The program also allows C.H. Robinson’s consultants to compare free trade agreements to get the maximum benefit from the various agreements in place today. 

“No-one wants to pay more taxes or duty than they need to,” he says. “By laying out the information CI can glean from ABF records in a simple dashboard, clients can see at a glance where they can improve efficiencies, make changes to suppliers or customs agents and claim back past overpayments.”

A variety of reasons can lead to Australian businesses overpaying on duty.

For example, an importer might bring in a product as a sample, and at the time decide it isn’t worth applying for tariff concession. But if the business decides to increase the volume of imports on a product, the classifications have to change with it, Andrew warns. 

“Often people don’t go back and re-assess, so a small impact turns into a big impact a couple years down the track,” he says.

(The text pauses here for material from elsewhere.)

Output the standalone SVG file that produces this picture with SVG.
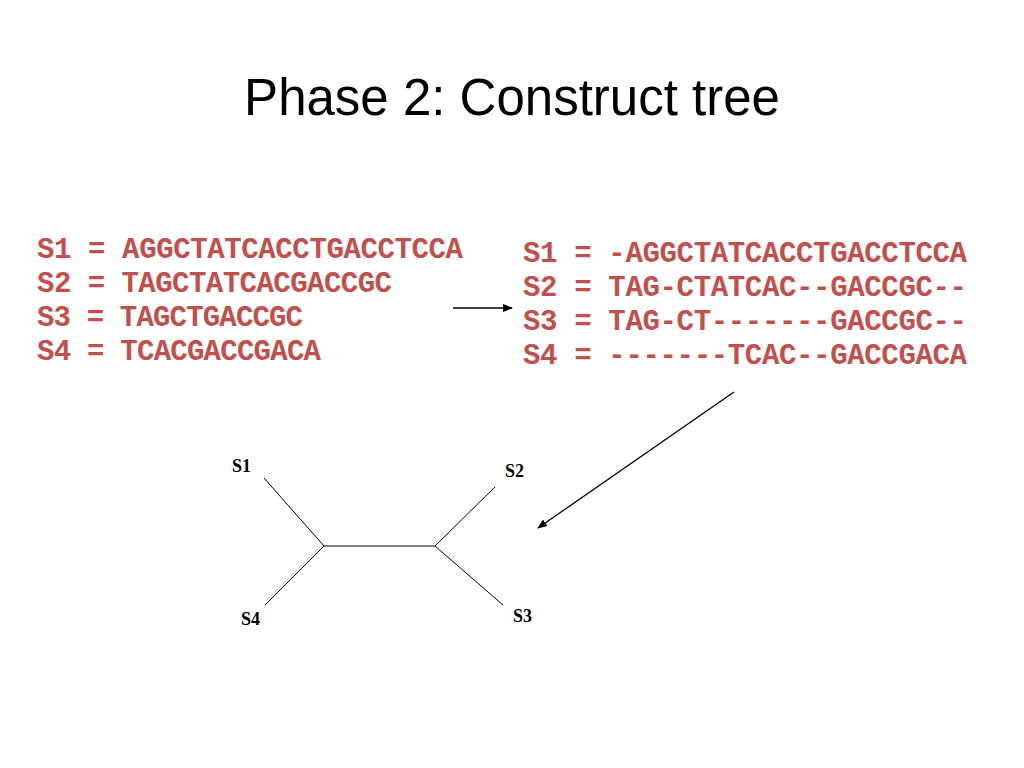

A supplier changing origin is another factor to account for, says Andrew. Free trade opportunities can be missed if a supplier moves factories to a different country where free trade exists. 

“It’s pretty rare that we’ve ever had a set of data [where] we haven’t been able to find something,” he says. “The beauty of CI is having the technology in one piece [which] best utilises our experts who know exactly what to look for.”

First and foremost, C.H. Robinson concentrates on immediately recovering any financial loss from import duty for its clients. The next part of the process is identifying how to close those setbacks and help businesses build for the future. Andrew says using multiple brokers can cause issues with different classifications. 

“Usually we’ll recommend using a single broker,” he says. “But if there are reasons why there’s more brokers involved, we put a process in place for the customer so they have a common source of their tariff information.”

The program’s assessment can spark a supply chain review for businesses, which can lead to applying for tariff concessions, confirming product origin and free trade opportunities.

“If you imagine having multiple people doing your tax, you’d be worried you’re not receiving the right information all of the time,” Andrew says. “Often companies don’t realise that they’ve got multiple people involved, particularly in larger contract organisations.”

“That’s when we start bringing in the supply chain mapping so we can move forward by consolidating not only the decreased cost, but more importantly, decrease the risk of no-compliance for the business.”

The program can be easily altered to comply with any future legislative or regulatory changes and to take into account rules that were current at the time for any date over the previous four years.

The success of the program in Australia is helping C.H. Robinson overseas, too. In the US, importers provide the classification whereas the responsibility lies with the brokers in Australia, giving Australian brokers a higher compliance requirement. 

“The actual tools that we’ve built have been really helpful in the US and Canada,” Andrew says. “To export our expertise within an American company is testament to how well the technology works, and how proud I am of the team behind the CI program.”